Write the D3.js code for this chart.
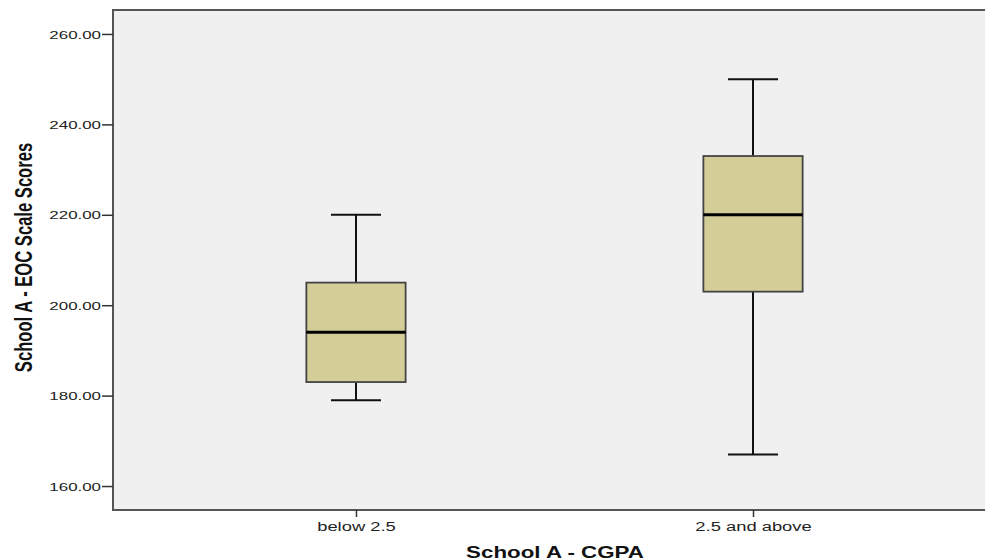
<!DOCTYPE html>
<html>
<head>
<script src="https://d3js.org/d3.v7.min.js"></script>
<style>
  html, body { margin: 0; padding: 0; background: #fff; overflow: hidden; }
  svg { display: block; }
  .tick text { font-family: "Liberation Sans", Arial, sans-serif; fill: #222; }
</style>
</head>
<body>
<script>
"use strict";

// Data
const CATEGORIES = ["below 2.5", "2.5 and above"];
const WHISKER_LOW = [179, 167];
const Q1 = [183, 203];
const MEDIAN = [194, 220];
const Q3 = [205, 233];
const WHISKER_HIGH = [220, 250];
const Y_TICKS = [160, 180, 200, 220, 240, 260];

const WIDTH = 985, HEIGHT = 560;
const M = { left: 113, top: 10, right: -11, bottom: 50 };
const CW = WIDTH - M.left - M.right;
const CH = HEIGHT - M.top - M.bottom;
const STRETCH = 1.47; // the original picture is stretched horizontally

const svg = d3.select("body").append("svg")
  .attr("width", WIDTH).attr("height", HEIGHT);

const x = d3.scalePoint().domain(CATEGORIES).range([0, CW]).padding(0.612);
const y = d3.scaleLinear().domain([154.7, 265.3]).range([CH, 0]);

const g = svg.append("g").attr("transform", `translate(${M.left},${M.top})`);

// plot background
g.append("rect")
  .attr("width", CW).attr("height", CH)
  .attr("fill", "#f0f0f0")
  .attr("stroke", "#555").attr("stroke-width", 2);

// y axis
const yAxis = g.append("g")
  .call(d3.axisLeft(y).tickValues(Y_TICKS).tickFormat(d3.format(".2f")).tickSize(11));
yAxis.select(".domain").remove();
yAxis.selectAll(".tick line").attr("stroke", "#333").attr("stroke-width", 1.5);
yAxis.selectAll(".tick text")
  .attr("x", 0).attr("dy", "0.36em")
  .attr("font-size", 11.5)
  .attr("transform", `translate(-12,0) scale(${STRETCH},1)`);

// x axis
const xAxis = g.append("g").attr("transform", `translate(0,${CH})`)
  .call(d3.axisBottom(x).tickSize(7));
xAxis.select(".domain").remove();
xAxis.selectAll(".tick line").attr("stroke", "#333").attr("stroke-width", 1.5);
xAxis.selectAll(".tick text")
  .attr("y", 0).attr("dy", 0)
  .attr("font-size", 12.5)
  .attr("transform", `translate(0,20.5) scale(${STRETCH},1)`);

// boxes
const boxW = x.step() * 0.25;
const capW = x.step() * 0.126;
const boxes = g.selectAll(".box").data(CATEGORIES).enter().append("g")
  .attr("class", "box")
  .attr("transform", d => `translate(${x(d)},0)`);

boxes.append("line")
  .attr("y1", (d, i) => y(WHISKER_HIGH[i])).attr("y2", (d, i) => y(Q3[i]))
  .attr("stroke", "#111").attr("stroke-width", 2);
boxes.append("line")
  .attr("y1", (d, i) => y(Q1[i])).attr("y2", (d, i) => y(WHISKER_LOW[i]))
  .attr("stroke", "#111").attr("stroke-width", 2);
boxes.append("line")
  .attr("x1", -capW / 2).attr("x2", capW / 2)
  .attr("y1", (d, i) => y(WHISKER_HIGH[i])).attr("y2", (d, i) => y(WHISKER_HIGH[i]))
  .attr("stroke", "#111").attr("stroke-width", 2);
boxes.append("line")
  .attr("x1", -capW / 2).attr("x2", capW / 2)
  .attr("y1", (d, i) => y(WHISKER_LOW[i])).attr("y2", (d, i) => y(WHISKER_LOW[i]))
  .attr("stroke", "#111").attr("stroke-width", 2);
boxes.append("rect")
  .attr("x", -boxW / 2).attr("width", boxW)
  .attr("y", (d, i) => y(Q3[i]))
  .attr("height", (d, i) => y(Q1[i]) - y(Q3[i]))
  .attr("fill", "#d3ce98").attr("stroke", "#444").attr("stroke-width", 1.8);
boxes.append("line")
  .attr("x1", -boxW / 2).attr("x2", boxW / 2)
  .attr("y1", (d, i) => y(MEDIAN[i])).attr("y2", (d, i) => y(MEDIAN[i]))
  .attr("stroke", "#000").attr("stroke-width", 3);

// axis titles
svg.append("text")
  .attr("transform", `translate(32,257.5) rotate(-90) scale(1,${STRETCH})`)
  .attr("text-anchor", "middle")
  .attr("font-family", "'Liberation Sans', Arial, sans-serif")
  .attr("font-weight", "bold").attr("font-size", 16.6).attr("fill", "#111")
  .text("School A - EOC Scale Scores");

svg.append("text")
  .attr("transform", `translate(555,557.5) scale(${STRETCH * 0.95},1)`)
  .attr("text-anchor", "middle")
  .attr("font-family", "'Liberation Sans', Arial, sans-serif")
  .attr("font-weight", "bold").attr("font-size", 16).attr("fill", "#111")
  .text("School A - CGPA");
</script>
</body>
</html>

▸ Given exercise: Quote the preceding listing precisely and completely, omitting its images.

▸ Written answer:
Write the D3.js code for this chart.
<!DOCTYPE html>
<html>
<head>
<script src="https://d3js.org/d3.v7.min.js"></script>
<style>
  html, body { margin: 0; padding: 0; background: #fff; overflow: hidden; }
  svg { display: block; }
  .tick text { font-family: "Liberation Sans", Arial, sans-serif; fill: #222; }
</style>
</head>
<body>
<script>
"use strict";

// Data
const CATEGORIES = ["below 2.5", "2.5 and above"];
const WHISKER_LOW = [179, 167];
const Q1 = [183, 203];
const MEDIAN = [194, 220];
const Q3 = [205, 233];
const WHISKER_HIGH = [220, 250];
const Y_TICKS = [160, 180, 200, 220, 240, 260];

const WIDTH = 985, HEIGHT = 560;
const M = { left: 113, top: 10, right: -11, bottom: 50 };
const CW = WIDTH - M.left - M.right;
const CH = HEIGHT - M.top - M.bottom;
const STRETCH = 1.47; // the original picture is stretched horizontally

const svg = d3.select("body").append("svg")
  .attr("width", WIDTH).attr("height", HEIGHT);

const x = d3.scalePoint().domain(CATEGORIES).range([0, CW]).padding(0.612);
const y = d3.scaleLinear().domain([154.7, 265.3]).range([CH, 0]);

const g = svg.append("g").attr("transform", `translate(${M.left},${M.top})`);

// plot background
g.append("rect")
  .attr("width", CW).attr("height", CH)
  .attr("fill", "#f0f0f0")
  .attr("stroke", "#555").attr("stroke-width", 2);

// y axis
const yAxis = g.append("g")
  .call(d3.axisLeft(y).tickValues(Y_TICKS).tickFormat(d3.format(".2f")).tickSize(11));
yAxis.select(".domain").remove();
yAxis.selectAll(".tick line").attr("stroke", "#333").attr("stroke-width", 1.5);
yAxis.selectAll(".tick text")
  .attr("x", 0).attr("dy", "0.36em")
  .attr("font-size", 11.5)
  .attr("transform", `translate(-12,0) scale(${STRETCH},1)`);

// x axis
const xAxis = g.append("g").attr("transform", `translate(0,${CH})`)
  .call(d3.axisBottom(x).tickSize(7));
xAxis.select(".domain").remove();
xAxis.selectAll(".tick line").attr("stroke", "#333").attr("stroke-width", 1.5);
xAxis.selectAll(".tick text")
  .attr("y", 0).attr("dy", 0)
  .attr("font-size", 12.5)
  .attr("transform", `translate(0,20.5) scale(${STRETCH},1)`);

// boxes
const boxW = x.step() * 0.25;
const capW = x.step() * 0.126;
const boxes = g.selectAll(".box").data(CATEGORIES).enter().append("g")
  .attr("class", "box")
  .attr("transform", d => `translate(${x(d)},0)`);

boxes.append("line")
  .attr("y1", (d, i) => y(WHISKER_HIGH[i])).attr("y2", (d, i) => y(Q3[i]))
  .attr("stroke", "#111").attr("stroke-width", 2);
boxes.append("line")
  .attr("y1", (d, i) => y(Q1[i])).attr("y2", (d, i) => y(WHISKER_LOW[i]))
  .attr("stroke", "#111").attr("stroke-width", 2);
boxes.append("line")
  .attr("x1", -capW / 2).attr("x2", capW / 2)
  .attr("y1", (d, i) => y(WHISKER_HIGH[i])).attr("y2", (d, i) => y(WHISKER_HIGH[i]))
  .attr("stroke", "#111").attr("stroke-width", 2);
boxes.append("line")
  .attr("x1", -capW / 2).attr("x2", capW / 2)
  .attr("y1", (d, i) => y(WHISKER_LOW[i])).attr("y2", (d, i) => y(WHISKER_LOW[i]))
  .attr("stroke", "#111").attr("stroke-width", 2);
boxes.append("rect")
  .attr("x", -boxW / 2).attr("width", boxW)
  .attr("y", (d, i) => y(Q3[i]))
  .attr("height", (d, i) => y(Q1[i]) - y(Q3[i]))
  .attr("fill", "#d3ce98").attr("stroke", "#444").attr("stroke-width", 1.8);
boxes.append("line")
  .attr("x1", -boxW / 2).attr("x2", boxW / 2)
  .attr("y1", (d, i) => y(MEDIAN[i])).attr("y2", (d, i) => y(MEDIAN[i]))
  .attr("stroke", "#000").attr("stroke-width", 3);

// axis titles
svg.append("text")
  .attr("transform", `translate(32,257.5) rotate(-90) scale(1,${STRETCH})`)
  .attr("text-anchor", "middle")
  .attr("font-family", "'Liberation Sans', Arial, sans-serif")
  .attr("font-weight", "bold").attr("font-size", 16.6).attr("fill", "#111")
  .text("School A - EOC Scale Scores");

svg.append("text")
  .attr("transform", `translate(555,557.5) scale(${STRETCH * 0.95},1)`)
  .attr("text-anchor", "middle")
  .attr("font-family", "'Liberation Sans', Arial, sans-serif")
  .attr("font-weight", "bold").attr("font-size", 16).attr("fill", "#111")
  .text("School A - CGPA");
</script>
</body>
</html>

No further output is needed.